GOP Presidential Aspirants Clash over the Budget
Policy + Politics

GOP Presidential Aspirants Clash over the Budget

iStockphoto/Library of Congress/The Fiscal Times

Presidential politics permeated the Senate’s marathon late-night voting Thursday on a ten-year balanced budget plan. Four Republicans, including declared presidential candidate Ted Cruz of Texas, repeatedly sparred in an effort to demonstrate who was more concerned about national defense and who cared more about the nation’s long-term fiscal health. 

In a preview of what could be in store once the 2016 Republican presidential campaign is fully joined later this spring and summer, Cruz, Rand Paul of Kentucky, Marco Rubio of Florida and Lindsey Graham of South Carolina bickered and sniped at one another throughout Thursday night and early Friday morning.

Related: Marathon Voting Session Leads to Senate Budget Passage 

Rubio and Paul both pressed for even more defense spending next year than the $40 billion the Republican budget would add to President Obama’s request. Paul  wanted to find offsets to pay for the additional funds while Rubio insisted that wasn’t essential. 

Cruz, the first to announce for the GOP presidential nomination this week, is promoting himself as a fiscal conservative with the leanings of defense hawks. He wavered on the floor before voting along with Graham in favor of Rubio’s amendment – which went down.

In an interview with Politico, Paul blasted his political rivals for what he described as reckless and irresponsible behavior and lacking the courage and conviction to address the country’s mounting debt.

“I think there are a great deal of problems for people who want to argue that they are fiscal conservatives and yet would simply borrow hundreds of billions of dollars for defense,” Paul said.

Related: What Ted Cruz’s Announcement Reveals About His 2016 Campaign

That was just one indications of the frayed nerves on the Senate floor last night. 

Around 3:30 a.m. today, the Senate voted 52 to 46 to finally approve the Republican version of a fiscal 2016 budget plan – a highly controversial document designed to wipe out the deficit within a decade through $5.1 trillion of spending and entitlement cuts but not increases in taxes.

Both the Senate and House-passed budget plans breach the  legal caps on Pentagon spending with a series of budget maneuvers and tricks, while targeting Medicare, Medicaid, food stamps, education grants and scores of other social programs for deep cuts in the coming years.

On final passage, Rubio and Graham supported the Republican budget plan while Paul and Cruz sided with the Democrats against it. Graham was happy with the budget because he authored the original measure to breach the defense spending caps.

As finally approved by the Senate, the Defense Department will receive $40 billion   above its base operating budget of $523 billion next year, through a backdoor transfer of funds. An additional $58 billion will be pumped into a special overseas account to finance U.S. military action in the Middle East.
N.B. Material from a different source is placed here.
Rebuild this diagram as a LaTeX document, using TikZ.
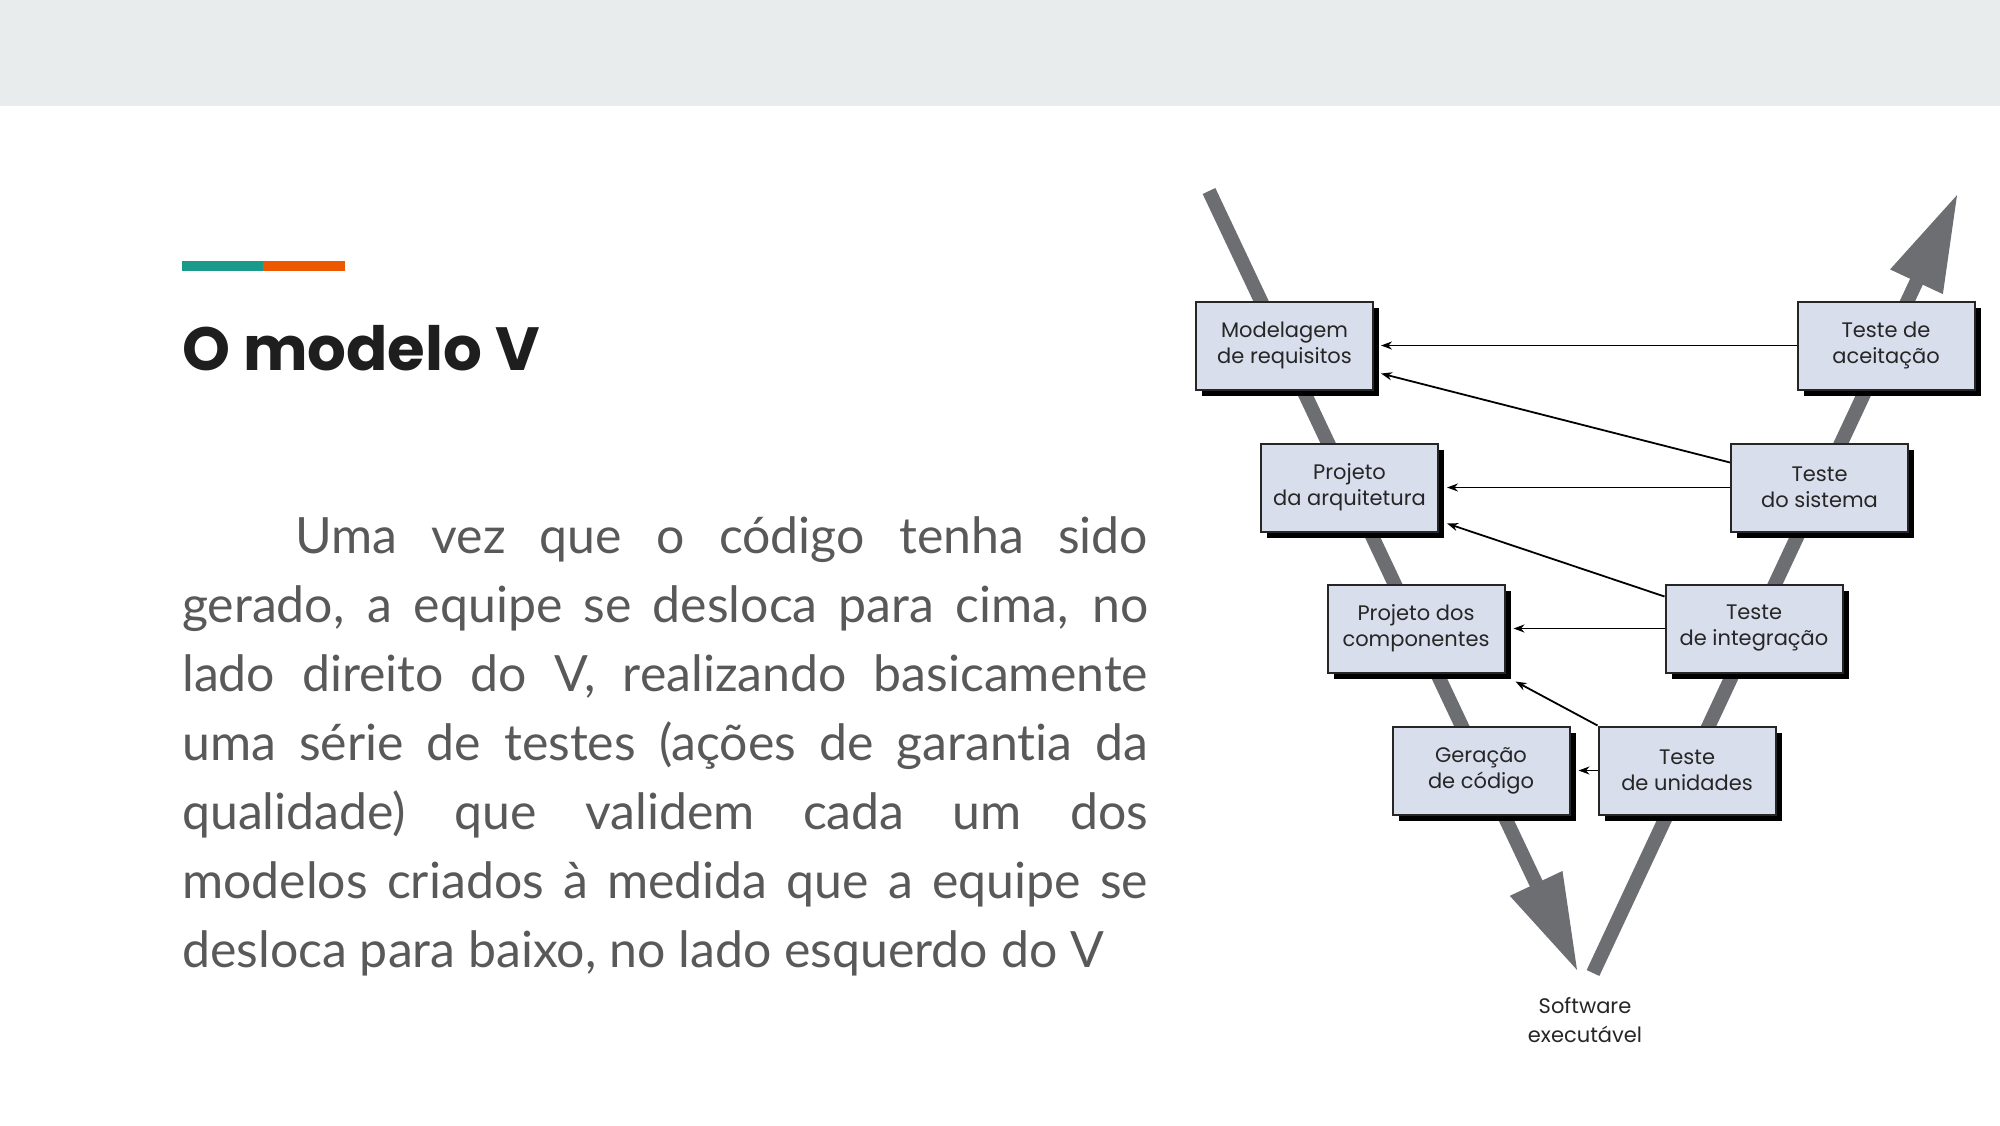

Related: Rand Paul Talks Up National Defense, Sidesteps ISIS 

After leaving town for a two-day swing through New Hampshire, Cruz today issued a statement saying that as much as he wanted to support his party, there were too many gimmicks in the budget for his taste. One of the more notable GOP gimmicks was  to claim long-term tax revenues from the Affordable Care Act while at the same time vowing to repeal President Obama’s signature health care program.

“I congratulate the Senate on its passage of a budget for the first time in years, and I commend my colleagues for their efforts to try to mitigate the unrealistic spending increases and continually expanding deficits proposed by the President,” Cruz said.    “However, given the gravity of the debt facing our children and grandchildren, I believe that Americans expect us to do more.”

“We need meaningful entitlement reforms, without budget gimmicks, and I cannot support a budget that claims to balance in the year 2025 by utilizing revenue increases generated by Obamacare taxes,” he added. Disappointed that his more fiscally responsible defense spending amendment went down, Paul told reporters, “It is irresponsible and dangerous to continue to put America further into debt. We need national defense, but we should pay for it.”

Paul, a libertarian Republican who favors a less aggressive U.S. military presence in the Middle East and elsewhere, is trying to convince more defense minded Republicans that he would be a viable commander-in-chief if he won election next year. He is expected to formally announce his candidacy early next month.